▶ Supplied information:
## begin

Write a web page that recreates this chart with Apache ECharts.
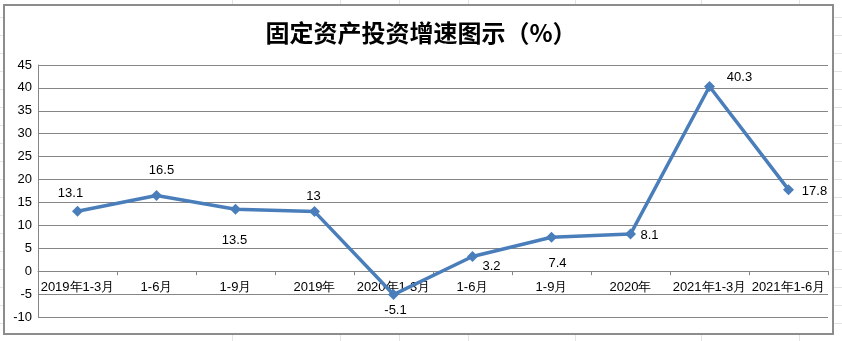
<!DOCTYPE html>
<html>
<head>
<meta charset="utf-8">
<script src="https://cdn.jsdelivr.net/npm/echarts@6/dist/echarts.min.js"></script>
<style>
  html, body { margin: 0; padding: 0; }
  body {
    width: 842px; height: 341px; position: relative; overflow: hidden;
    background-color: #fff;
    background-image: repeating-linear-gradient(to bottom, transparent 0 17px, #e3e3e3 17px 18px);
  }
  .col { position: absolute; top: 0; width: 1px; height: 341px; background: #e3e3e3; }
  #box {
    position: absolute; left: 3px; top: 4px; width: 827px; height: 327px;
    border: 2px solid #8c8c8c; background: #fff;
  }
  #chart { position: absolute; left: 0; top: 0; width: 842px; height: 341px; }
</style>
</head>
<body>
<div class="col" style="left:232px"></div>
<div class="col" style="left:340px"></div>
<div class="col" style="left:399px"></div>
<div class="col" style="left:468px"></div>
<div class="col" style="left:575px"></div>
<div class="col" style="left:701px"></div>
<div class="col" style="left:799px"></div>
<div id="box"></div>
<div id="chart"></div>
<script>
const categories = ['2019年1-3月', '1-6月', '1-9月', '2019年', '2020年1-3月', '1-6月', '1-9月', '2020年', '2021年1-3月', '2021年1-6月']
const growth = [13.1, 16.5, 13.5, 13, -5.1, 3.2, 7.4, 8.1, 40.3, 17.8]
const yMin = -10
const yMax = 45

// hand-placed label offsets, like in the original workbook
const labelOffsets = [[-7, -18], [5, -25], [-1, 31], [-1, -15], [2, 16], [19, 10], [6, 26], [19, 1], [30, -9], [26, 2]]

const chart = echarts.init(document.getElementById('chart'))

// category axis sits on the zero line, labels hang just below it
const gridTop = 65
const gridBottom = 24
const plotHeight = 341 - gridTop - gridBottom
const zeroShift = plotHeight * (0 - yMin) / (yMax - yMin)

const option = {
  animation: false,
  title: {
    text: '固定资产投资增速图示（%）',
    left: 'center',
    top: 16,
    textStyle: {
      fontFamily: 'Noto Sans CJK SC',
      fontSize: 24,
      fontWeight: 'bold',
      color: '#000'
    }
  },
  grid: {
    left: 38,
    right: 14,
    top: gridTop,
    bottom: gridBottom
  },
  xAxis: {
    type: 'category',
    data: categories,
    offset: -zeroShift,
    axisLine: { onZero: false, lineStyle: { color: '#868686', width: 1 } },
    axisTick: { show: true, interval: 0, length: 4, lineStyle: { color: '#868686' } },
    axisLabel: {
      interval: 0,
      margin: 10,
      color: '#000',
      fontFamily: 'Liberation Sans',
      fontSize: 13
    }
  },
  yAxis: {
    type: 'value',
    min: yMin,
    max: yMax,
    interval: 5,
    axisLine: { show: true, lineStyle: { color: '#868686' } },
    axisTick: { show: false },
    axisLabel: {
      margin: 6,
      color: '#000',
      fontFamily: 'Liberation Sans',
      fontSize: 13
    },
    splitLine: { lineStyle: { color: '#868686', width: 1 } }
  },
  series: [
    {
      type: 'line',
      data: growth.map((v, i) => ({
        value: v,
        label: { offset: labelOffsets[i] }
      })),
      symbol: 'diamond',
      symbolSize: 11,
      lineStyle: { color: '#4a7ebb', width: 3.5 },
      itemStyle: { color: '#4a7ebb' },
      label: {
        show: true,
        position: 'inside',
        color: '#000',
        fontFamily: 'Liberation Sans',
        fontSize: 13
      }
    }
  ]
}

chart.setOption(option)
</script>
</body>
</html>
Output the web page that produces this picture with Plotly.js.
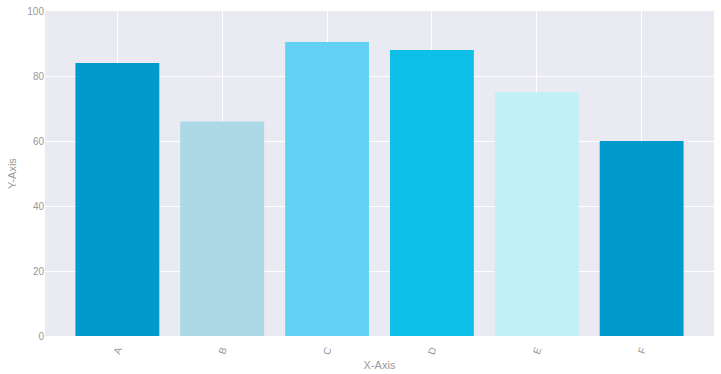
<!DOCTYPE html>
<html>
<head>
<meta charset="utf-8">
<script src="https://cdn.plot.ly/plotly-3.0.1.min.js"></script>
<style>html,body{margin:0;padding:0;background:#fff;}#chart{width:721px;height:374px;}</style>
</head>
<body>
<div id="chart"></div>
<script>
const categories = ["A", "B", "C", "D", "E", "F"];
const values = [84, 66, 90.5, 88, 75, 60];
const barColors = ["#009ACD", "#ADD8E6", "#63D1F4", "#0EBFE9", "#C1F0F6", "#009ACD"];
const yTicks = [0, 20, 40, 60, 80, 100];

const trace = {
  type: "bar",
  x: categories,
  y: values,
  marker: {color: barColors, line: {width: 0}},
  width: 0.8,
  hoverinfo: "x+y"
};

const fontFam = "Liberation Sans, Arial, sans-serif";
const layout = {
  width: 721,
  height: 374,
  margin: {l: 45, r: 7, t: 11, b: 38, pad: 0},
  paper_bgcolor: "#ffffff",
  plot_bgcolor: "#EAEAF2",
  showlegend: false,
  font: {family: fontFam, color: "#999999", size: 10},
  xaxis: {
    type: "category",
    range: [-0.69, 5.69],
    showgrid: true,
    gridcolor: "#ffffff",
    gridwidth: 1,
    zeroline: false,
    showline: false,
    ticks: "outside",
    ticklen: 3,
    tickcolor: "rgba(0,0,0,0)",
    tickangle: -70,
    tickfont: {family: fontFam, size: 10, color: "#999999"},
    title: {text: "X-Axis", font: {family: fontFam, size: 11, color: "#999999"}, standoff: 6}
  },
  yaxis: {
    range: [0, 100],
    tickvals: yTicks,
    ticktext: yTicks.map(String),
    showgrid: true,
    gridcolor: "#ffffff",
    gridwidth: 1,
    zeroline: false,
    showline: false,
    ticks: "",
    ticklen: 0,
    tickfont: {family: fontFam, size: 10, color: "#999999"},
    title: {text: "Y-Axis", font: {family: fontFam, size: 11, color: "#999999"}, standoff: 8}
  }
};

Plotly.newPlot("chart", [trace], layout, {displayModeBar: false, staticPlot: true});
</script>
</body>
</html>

## end

▶ Exercise brief: Look through the listing above. Pick out each line with "that" and copy it.

▶ Answer to this task:
Write a web page that recreates this chart with Apache ECharts.
Output the web page that produces this picture with Plotly.js.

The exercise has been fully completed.